If you get income from a Vrbo or Airbnb, you need to be careful about applying for PPP loans. If you used a Schedule E, you likely don’t qualify for a PPP loan for that business.
If I file a 1040 using Schedule F, can I get a PPP loan?
Yes, if your farm or ranch meets the size standards set by the SBA:
(i) the business has 500 or fewer employees, or (ii) the business fits within the revenue-based sized standard, which is average annual receipts of $1 million. Additionally, agricultural producers, farmers, and ranchers can qualify for PPP loans as a small business concern if their business meets SBA’s “alternative size standard.” The “alternative size standard” is currently: (1) maximum net worth of the business is not more than $15 million, and (2) the average net income after Federal income taxes (excluding any carry-over losses) of the business for the two full fiscal years before the date of the application is not more than $5 million. For all of these criteria, the applicant must include its affiliates in its calculations.
Read our article about PPP loans for self-employed farmers for more details.

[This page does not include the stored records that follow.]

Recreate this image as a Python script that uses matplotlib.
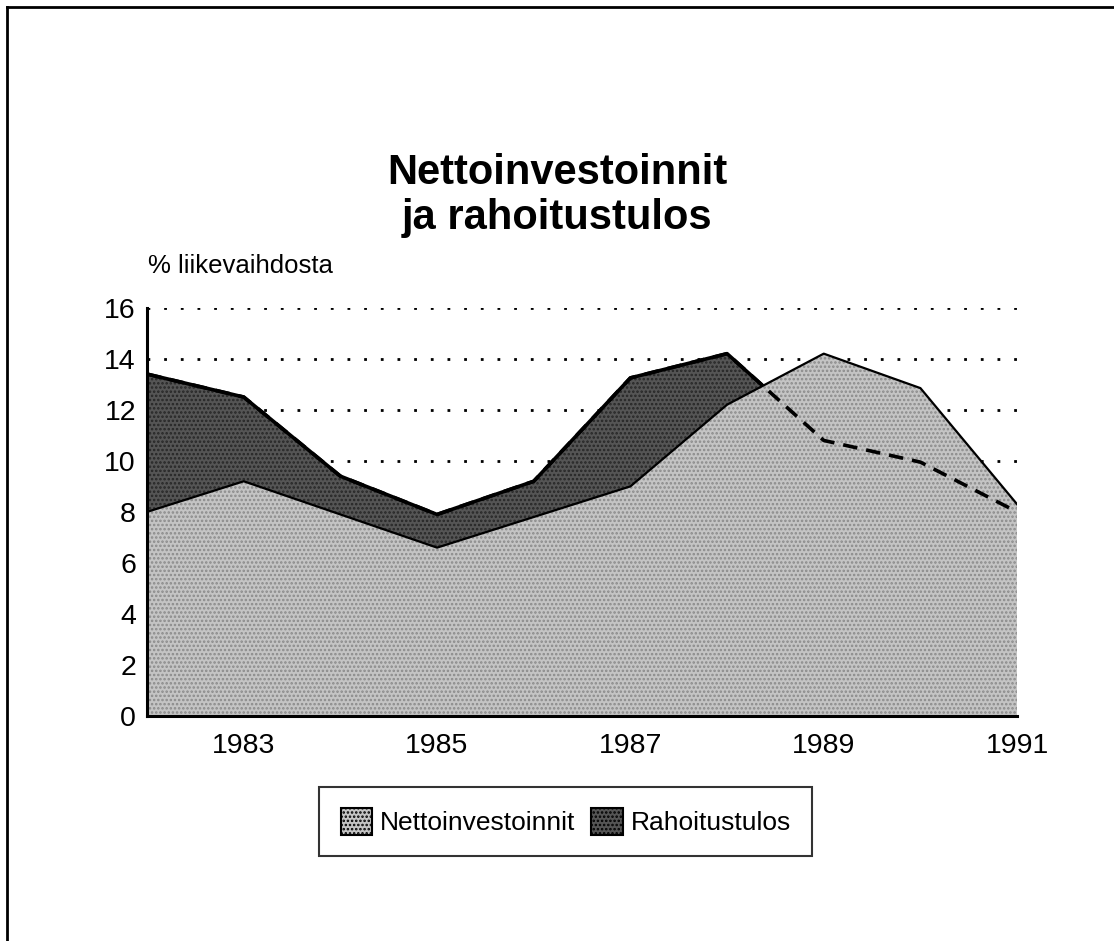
import matplotlib.pyplot as plt
from matplotlib.lines import Line2D
from matplotlib.patches import Patch

plt.rcParams['font.family'] = ['Liberation Sans', 'DejaVu Sans']
plt.rcParams['hatch.linewidth'] = 1.2

# data
years = [1982, 1983, 1984, 1985, 1986, 1987, 1988, 1989, 1990, 1991]
netto = [8.0, 9.2, 7.9, 6.6, 7.8, 9.0, 12.2, 14.2, 12.85, 8.3]
rahoitus = [13.4, 12.5, 9.4, 7.9, 9.2, 13.25, 14.2, 10.8, 9.95, 8.0]
tick_years = [1983, 1985, 1987, 1989, 1991]
y_ticks = [0, 2, 4, 6, 8, 10, 12, 14, 16]

light = '#c4c4c4'
dark = '#555555'

fig = plt.figure(figsize=(11.14, 9.41), dpi=100)
ax = fig.add_axes([0.132, 0.239, 0.781, 0.434])

# dotted grid behind the areas
for v in y_ticks[1:]:
    ax.axhline(v, color='black', linestyle=(0, (1, 5)), linewidth=2, zorder=0)

# Rahoitustulos (dark) behind, Nettoinvestoinnit (light) in front
ax.fill_between(years, 0, rahoitus, facecolor=dark, edgecolor='#262626',
                hatch='....', linewidth=0, zorder=1)
ax.plot(years, rahoitus, color='black', linewidth=2.6, zorder=2)
ax.fill_between(years, 0, netto, facecolor=light, edgecolor='#8a8a8a',
                hatch='....', linewidth=0, zorder=3)
ax.plot(years, netto, color='black', linewidth=1.6, zorder=4)
# hidden part of Rahoitustulos shows as a dashed line over the light area
ax.plot(years, rahoitus, color='black', linewidth=2.6, linestyle=(0, (4, 2.5)), zorder=5)

ax.set_xlim(1982, 1991)
ax.set_ylim(0, 16)
ax.set_xticks(tick_years)
ax.set_xticklabels([str(y) for y in tick_years])
ax.set_yticks(y_ticks)
ax.tick_params(length=0, labelsize=20.5, pad=8)
ax.tick_params(axis='x', pad=12)
for side in ['top', 'right']:
    ax.spines[side].set_visible(False)
for side in ['left', 'bottom']:
    ax.spines[side].set_linewidth(2.2)
    ax.spines[side].set_zorder(6)

fig.text(0.133, 0.705, '% liikevaihdosta', fontsize=18.5, ha='left', va='bottom')

fig.text(0.5, 0.792, 'Nettoinvestoinnit\nja rahoitustulos', fontsize=30,
         fontweight='bold', ha='center', va='center', linespacing=1.15)

handles = [
    Patch(facecolor=light, edgecolor='black', hatch='....', linewidth=1.5),
    Patch(facecolor=dark, edgecolor='black', hatch='....', linewidth=1.5),
]
leg = fig.legend(handles, ['Nettoinvestoinnit', 'Rahoitustulos'], loc='center',
                 bbox_to_anchor=(0.508, 0.127), ncol=2, fontsize=19, frameon=True,
                 fancybox=False, edgecolor='black', handlelength=1.2,
                 handleheight=1.2, handletextpad=0.3, columnspacing=0.6,
                 borderpad=0.8)
leg.get_frame().set_linewidth(1.5)

# page frame (top and left edges)
fig.add_artist(Line2D([0.006, 1.0], [0.993, 0.993], color='black', linewidth=2))
fig.add_artist(Line2D([0.006, 0.006], [0.0, 0.993], color='black', linewidth=2))

fig.savefig('out.png', dpi=100)
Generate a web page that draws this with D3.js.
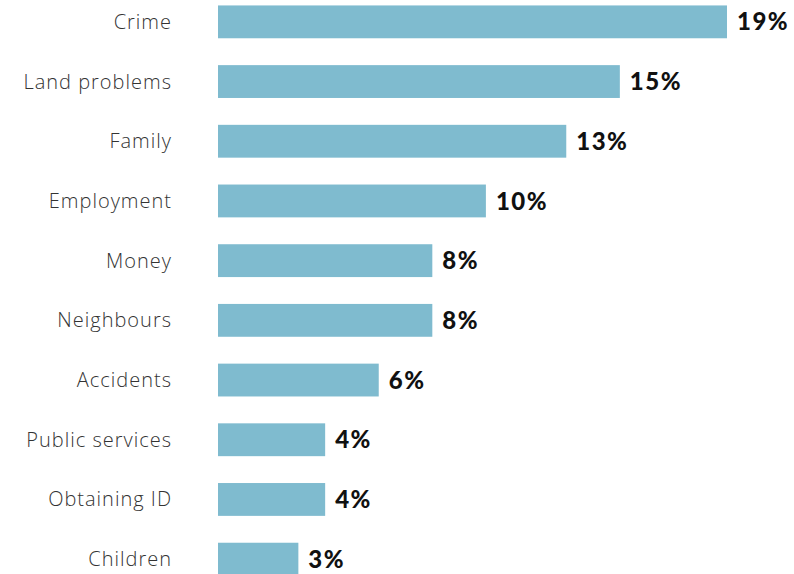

If I’m in a partnership and file a K-1, can I get a PPP loan? Do I report my self-employment earnings as part of the application?
Partners’ self-employment income should be included on the partnership’s PPP loan application. The partnership should submit a single PPP application for the partnership. Individual partners may not apply for separate PPP loans as part of the partnership.
Partnerships with less than 500 employees (or meets the SBA’s size standard) can apply for PPP loans, whether a general or limited partnership, as long as the organization meets all legal restrictions for U.S.-based organizations and was in force before February 15, 2020. You will need to provide evidence of payroll prior to that date.
Specifically: The partnership’s 2019 (and 2020 if available) IRS Form 1065 (including K-1s) and other relevant supporting documentation if the partnership has employees, including the 2019/2020 IRS Form 941 and state quarterly wage unemployment insurance tax reporting form from each quarter (or equivalent payroll processor records or IRS Wage and Tax Statements) along with records of any retirement or health insurance contributions, must be provided to substantiate the applied-for PPP loan amount. If the partnership has employees, a payroll statement or similar documentation from the pay period that covered February 15, 2020 must be provided to establish the partnership was in operation and had employees on that date. If the partnership has no employees, an invoice, bank statement, or book of record establishing the partnership was in operation on February 15, 2020 must instead be provided.
Read our article for full details on how partnerships can apply for PPP loans.
If I file a 1099/1040 using schedule C to report my self-employment or contract work income, am I eligible for a PPP loan?
Yes, many types of independent contractors, gig workers, and self-employed individuals are eligible for PPP loans as long as they are based in the U.S. and the organization doesn’t fall under the prohibited outlined by the SBA.
(Some ineligible businesses include those engaged in illegal activities, loan packaging, speculation, multi-sales distribution, gambling, investment or lending, or where the owner is on parole. There are certain exceptions; see our PPP eligibility FAQs for details.)
If you reported over $4800 in income last year and were in business before February 15, 2020, you probably qualify.
Read more: If I had 1099 income can I get a PPP loan?
You may also like: if I had a W-2 as well as 1099 income, can I get a PPP loan?
Go deeper: Does PPP check credit?
Can I get a PPP loan if report revenue as an S or C corporation?
Yes, as long as your corporation was in place before February 15, 2020 and doesn’t fall under the “ineligible business types” outlined by the SBA (see our PPP eligibility FAQs for details).